Pandora’s lunchbox: How school fees embody Zim’s currency system chaos
MARY Mlambo’s daughters were looking forward to the reopening of Zimbabwe’s schools second-term in early May 2023. Clad in their winter uniforms — trousers instead of the usual skirts or dresses — and bundled up in blazers, jerseys and scarves, the two girls resumed classes at their respective schools.
Having bought all required reading and writing materials, Mlambo, a government employee, was comfortable knowing the only thing she was owing was school fees.
Mlambo always paid fees for her children within a few days of schools reopening. On her first visit to the school, she was told the point-of-sale machine used for card payments was not working.
“I went home and came back the next day to be told there were network challenges with the banking system,” said Mlambo, who on her third visit encountered the same hurdles.
This time she was advised by a cashier at the office to change her Zimdollars to US dollars and make the payment, “as children whose school fees had not been paid would be sent back home.”
In June 2023, Zimbabwe’s annual inflation rate went up to 175,8% from May’s 86,5%. The inflation rate measures change in the consumer price index, which tracks the costs of a market basket of goods and services. Most Zimbabwean workers are paid in the local currency even though goods and services are largely charged in US dollars.
Some businesses accept local currency, but at black market rates. Fuel stations and small shops, for instance, take US dollars only and usually charge lower prices than supermarkets. Despite a government directive in 2021 to penalise companies charging for their services in US dollars, companies argue that they need the foreign currency to buy stock.
The second-term schools opening exposed the lack of confidence in the local currency with some schools refusing payment made in Zimdollars. Schools were allowed by government to charge fees in US dollars, with an option for parents to pay the Zimdollar equivalent. The insistence by some schools to have fees paid only in US dollars, however, resulted in children being sent back home as many parents could not afford it.
By the third term, the situation improved somewhat for Mlambo after she was allowed to pay half the fees in local currency and the other half in US dollars. But uncertainty still lingers for parents who must contend with unpredictable payment policies.

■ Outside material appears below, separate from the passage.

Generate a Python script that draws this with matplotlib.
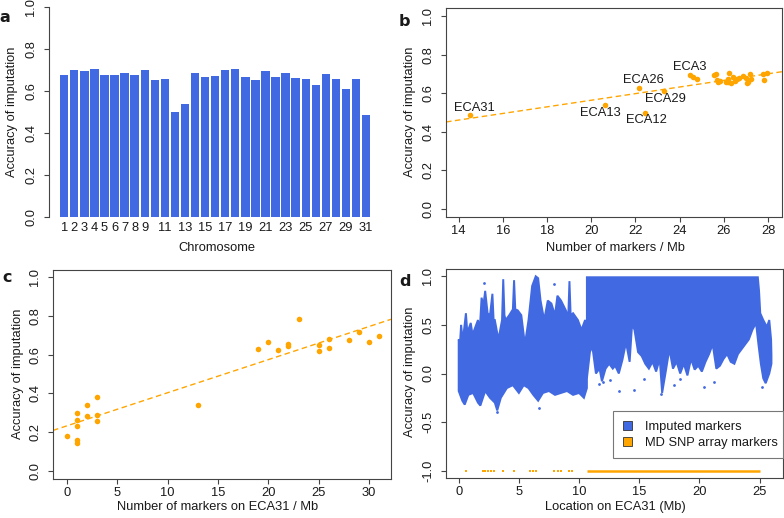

The matter was raised in Parliament last May, when lawmakers questioned Edgar Moyo, the then deputy minister in the Primary and Secondary Education ministry, on why schools were refusing fees paid in Zimdollars. In his response, Moyo said it was illegal and asked affected parents to contact relevant district school inspectors.
Zimbabwean currency evolution
Zimbabweans continue to feel the effects of the country’s weakening dollar, which drastically lost value against the US dollar in the first half of 2023.
From 1980, the official currency of the country was an earlier version of the Zimdollar that was used till its demonetisation in 2009 due to hyperinflation. Demonetisation is the process of officially removing the legal status of a currency unit. To try to end the ensuing multicurrency system — that relied on the US dollar and South African rand — and stabilise the economy, the government introduced the new Zimdollar in early 2019.
The new Zimdollar was the only official currency in the country up to March 2020 at the start of the coronavirus pandemic, after which foreign currencies were legalised again, with US dollar and Zimdollar being the main currencies in circulation.
With the weakening of the Zimdollar, the US dollar has become the preferred currency. To promote use of the local currency, a two-currency system was adopted in 2022. That April, the central bank introduced the “willing buyer, willing seller” foreign exchange market trading system to establish an official exchange rate. In late October 2023, the government extended the multicurrency tenure to 2030.
Situation for schoolchildren
Mlambo’s school fees were pegged at US$110 for her child in the second class of high school and US$35 for her fourth grader. “We usually pay the fees in the currency you have: US dollars or its Zimdollar equivalent at the official rate,” she said.